年末調整の用紙を会社に提出するのは、事務作業の都合上11月末ごろが一般的です。
しかし、扶養家族は12月も働くとすると見込み所得を記入することになります。
その時点で103万円(所得38万円以下)は超えていないだろうと思い、扶養家族として記入したにもかかわらず、実際は105万円(所得38万円越え)だったというケースがあります。
また、そもそもお子様のお給料を全く知らず、180万円も稼いでいたというケースもあります。
あるいは、アルバイトをして結構貰っている事は知っているが『子供だから』という理由で名前を書いて申告している方もおられます。
そもそも下宿していてアルバイトをしていることすら知らなかったという場合もあります。
各家庭に様々な事情があるのはわかります。
しかし、税金の計算をする上でお子様の収入と扶養の関係が不一致する場面が出てきます。
税務課でわかってしまうんですよね。
そこで、一般的な方法としては、翌年の1月までに会社に修正申告するか、確定申告をします。そこで正しい申告をすれば何ら問題はありません。
放っておいたらどうなる?
ここからはちょっと裏話しになります。
所得税(年末調整)の申告で間違いがあるにもかかわらず修正しないと、一旦はそのままスルーされます。
しかし、6月に決定する住民税の計算において、その間違いは発覚します。
なぜなら、住民税の計算をする頃には、税務課にすべての給与情報が集まってきて一目瞭然になるからです。
その段階で申告内容に間違いがないか徹底的に調べ上げます。
扶養家族に入れた人が実は収入があってその金額が範囲から超えた場合には、その時点で扶養から外されます。
そして、所得税の計算もし直さなければなりませんが、その先は住所を置く管轄の市町村と管轄の税務署のやり取りになってきます。

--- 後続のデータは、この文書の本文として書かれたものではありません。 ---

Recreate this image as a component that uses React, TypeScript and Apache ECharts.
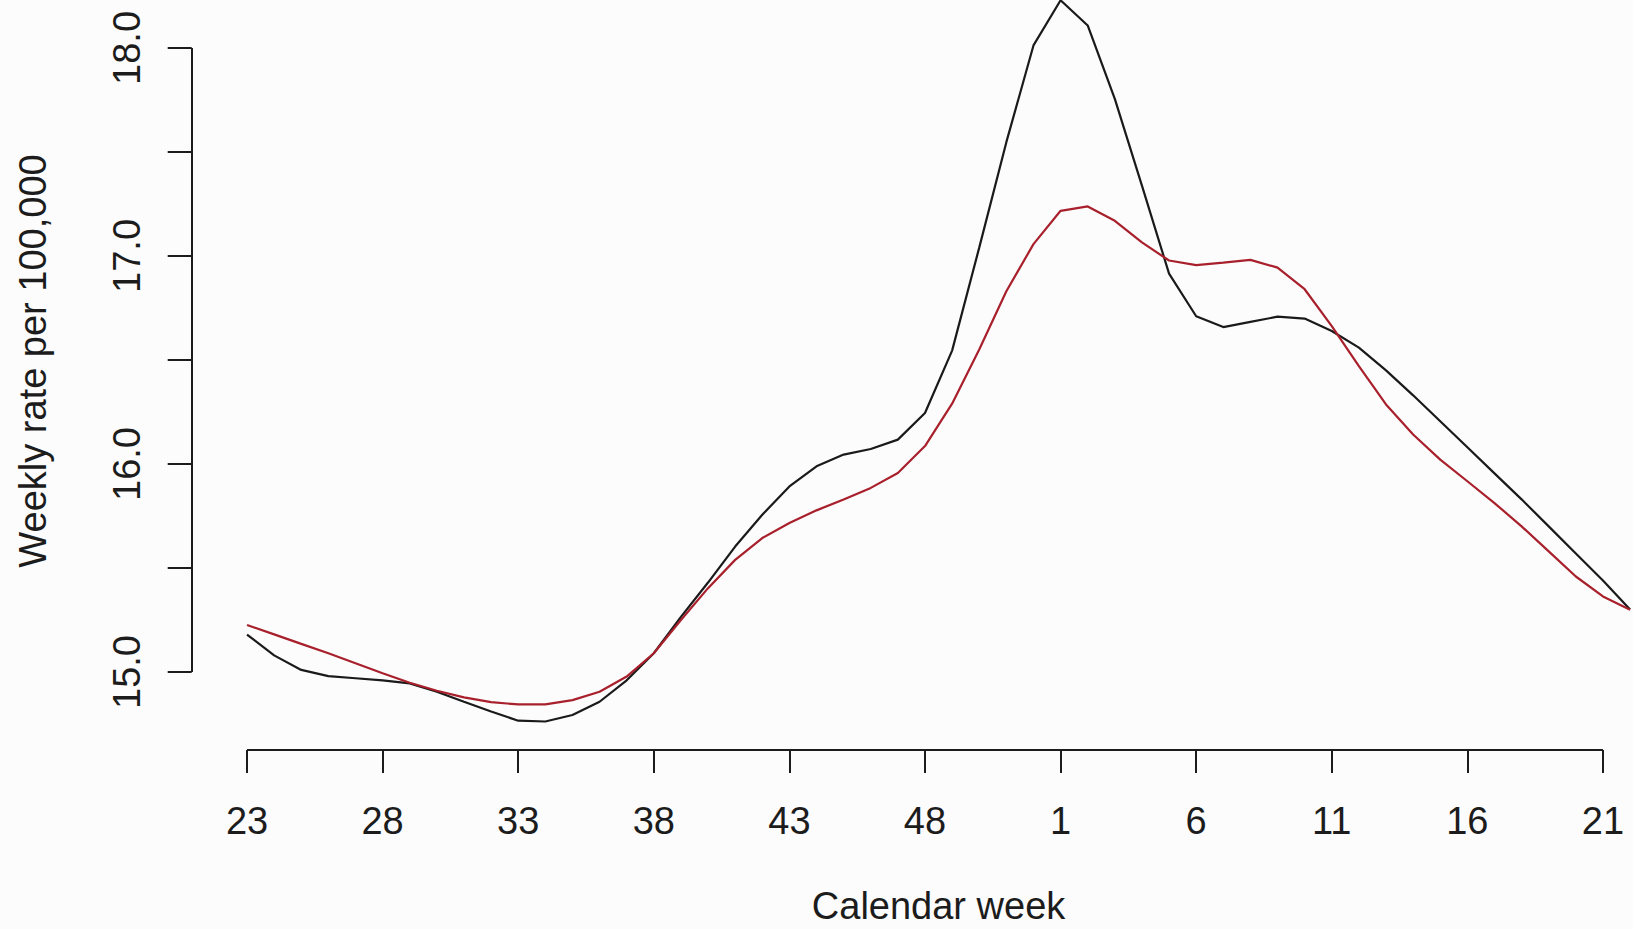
import React, { useEffect, useRef } from "react";
import * as echarts from "echarts";

// Calendar weeks (x categories), from week 23 to week 22 of the following year
const weeks = [
  23, 24, 25, 26, 27, 28, 29, 30, 31, 32, 33, 34, 35, 36, 37, 38, 39, 40, 41, 42,
  43, 44, 45, 46, 47, 48, 49, 50, 51, 52, 1, 2, 3, 4, 5, 6, 7, 8, 9, 10, 11, 12,
  13, 14, 15, 16, 17, 18, 19, 20, 21, 22,
];

// Black series (weekly rate per 100,000)
const blackSeries = [
  15.18, 15.08, 15.01, 14.98, 14.97, 14.96, 14.945, 14.905, 14.857, 14.81,
  14.766, 14.762, 14.793, 14.857, 14.96, 15.09, 15.265, 15.43, 15.603, 15.756,
  15.892, 15.989, 16.045, 16.072, 16.117, 16.245, 16.545, 17.04, 17.547, 18.012,
  18.229, 18.108, 17.755, 17.338, 16.915, 16.71, 16.658, 16.683, 16.708, 16.699,
  16.639, 16.559, 16.45, 16.33, 16.205, 16.08, 15.955, 15.83, 15.7, 15.57,
  15.44, 15.3,
];

// Red series (weekly rate per 100,000)
const redSeries = [
  15.226, 15.181, 15.135, 15.09, 15.042, 14.994, 14.948, 14.91, 14.878, 14.855,
  14.844, 14.844, 14.865, 14.905, 14.978, 15.09, 15.25, 15.403, 15.539, 15.644,
  15.716, 15.777, 15.829, 15.885, 15.957, 16.086, 16.29, 16.55, 16.83, 17.057,
  17.217, 17.238, 17.169, 17.065, 16.978, 16.956, 16.968, 16.981, 16.944, 16.84,
  16.663, 16.47, 16.286, 16.142, 16.021, 15.917, 15.812, 15.7, 15.58, 15.459,
  15.363, 15.299,
];

// Tick positions (indices into weeks) and y ticks
const xTickIdx = [0, 5, 10, 15, 20, 25, 30, 35, 40, 45, 50];
const yTicks = [15, 15.5, 16, 16.5, 17, 17.5, 18];
const yLabels = [15, 16, 17, 18];

const X_MIN = -2.04;
const X_MAX = 53.04;
const Y_MIN = 14.625;
const Y_MAX = 18.365;

const FONT = "'Liberation Sans', Arial, Helvetica, sans-serif";
const INK = "#1c1c1c";

export default function App() {
  const ref = useRef<HTMLDivElement>(null);

  useEffect(() => {
    document.body.style.margin = "0";
    const chart = echarts.init(ref.current!, null, { renderer: "svg" });
    const axisLineSeries = {
      type: "line",
      data: [],
      silent: true,
      markLine: {
        silent: true,
        symbol: ["none", "none"],
        label: { show: false },
        lineStyle: { color: INK, width: 2, type: "solid" },
        emphasis: { disabled: true },
        animation: false,
        data: [
          [
            { coord: [xTickIdx[0], Y_MIN] },
            { coord: [xTickIdx[xTickIdx.length - 1], Y_MIN] },
          ],
          [
            { coord: [X_MIN, yTicks[0]] },
            { coord: [X_MIN, yTicks[yTicks.length - 1]] },
          ],
        ],
      },
    };
    chart.setOption({
      animation: false,
      backgroundColor: "#fcfcfc",
      grid: {
        left: 191.7,
        right: 0.6,
        top: 0,
        bottom: 179,
        containLabel: false,
        outerBoundsMode: "none",
      },
      xAxis: {
        type: "value",
        min: X_MIN,
        max: X_MAX,
        name: "Calendar week",
        nameLocation: "middle",
        nameGap: 138,
        nameMoveOverlap: false,
        nameTextStyle: { fontFamily: FONT, fontSize: 38, lineHeight: 36, color: INK },
        axisLine: { show: false, onZero: false },
        splitLine: { show: false },
        axisTick: {
          show: true,
          customValues: xTickIdx,
          length: 23,
          lineStyle: { color: INK, width: 2 },
        },
        axisLabel: {
          show: true,
          customValues: xTickIdx,
          formatter: (v: number) => String(weeks[Math.round(v)]),
          margin: 52,
          fontFamily: FONT,
          fontSize: 38,
          color: INK,
        },
      },
      yAxis: {
        type: "value",
        min: Y_MIN,
        max: Y_MAX,
        name: "Weekly rate per 100,000",
        nameLocation: "middle",
        nameRotate: 90,
        nameGap: 140,
        nameMoveOverlap: false,
        nameTextStyle: { fontFamily: FONT, fontSize: 38, color: INK },
        axisLine: { show: false, onZero: false },
        splitLine: { show: false },
        axisTick: {
          show: true,
          customValues: yTicks,
          length: 24,
          lineStyle: { color: INK, width: 2 },
        },
        axisLabel: {
          show: true,
          customValues: yLabels,
          rotate: 90,
          formatter: (v: number) => v.toFixed(1),
          margin: 46,
          fontFamily: FONT,
          fontSize: 38,
          color: INK,
        },
      },
      series: [
        {
          type: "line",
          name: "black",
          data: blackSeries.map((v, i) => [i, v]),
          showSymbol: false,
          symbol: "none",
          lineStyle: { color: "#1a1a1a", width: 2.2 },
          clip: false,
        },
        {
          type: "line",
          name: "red",
          data: redSeries.map((v, i) => [i, v]),
          showSymbol: false,
          symbol: "none",
          lineStyle: { color: "#a8202c", width: 2.2 },
          clip: false,
        },
        axisLineSeries,
      ],
    });
    return () => chart.dispose();
  }, []);

  return (
    <div
      style={{
        position: "absolute",
        left: 0,
        top: 0,
        width: 1633,
        height: 929,
        overflow: "hidden",
        background: "#fcfcfc",
      }}
    >
      <div
        ref={ref}
        style={{ position: "absolute", left: 0, top: -28, width: 1686, height: 957 }}
      />
    </div>
  );
}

目を丸くするような追徴課税が科せられた方もおられます。
年末調整の時に気を付ける事(扶養家族について)
まず扶養に入れたい人がアルバイトやパートをしているかどうかを確認してください。
そして、1年間のお給料の金額を聞いて下さい。
交通費が別途支給なら交通費以外のお給料で103万円までならOK
交通費込みの時給なら交通費込みのお給料で103万円までOK
そして大丈夫なら年末調整の扶養家族の欄にお名前を書いてください。
まとめ
今回は控除額が大きい19歳~23歳未満の扶養についてフォーカスを当ててみました。
お子様が就職すれば必然的に扶養から外すという事になるでしょうが、大学生のアルバイトを親御さんが知らずに扶養に入れていたというケースが非常に多く見受けられるからです。
お子様がアルバイトを頑張りすぎてしまった為に、ご自身の所得税や住民税も跳ね上がり、お子様自身も翌年に住民税を支払わなければならなくなってしまいます。
ぜひ今年の年末調整の時には、この年齢にかかわらず、扶養家族のお給料について今一度確認してみて下さいね。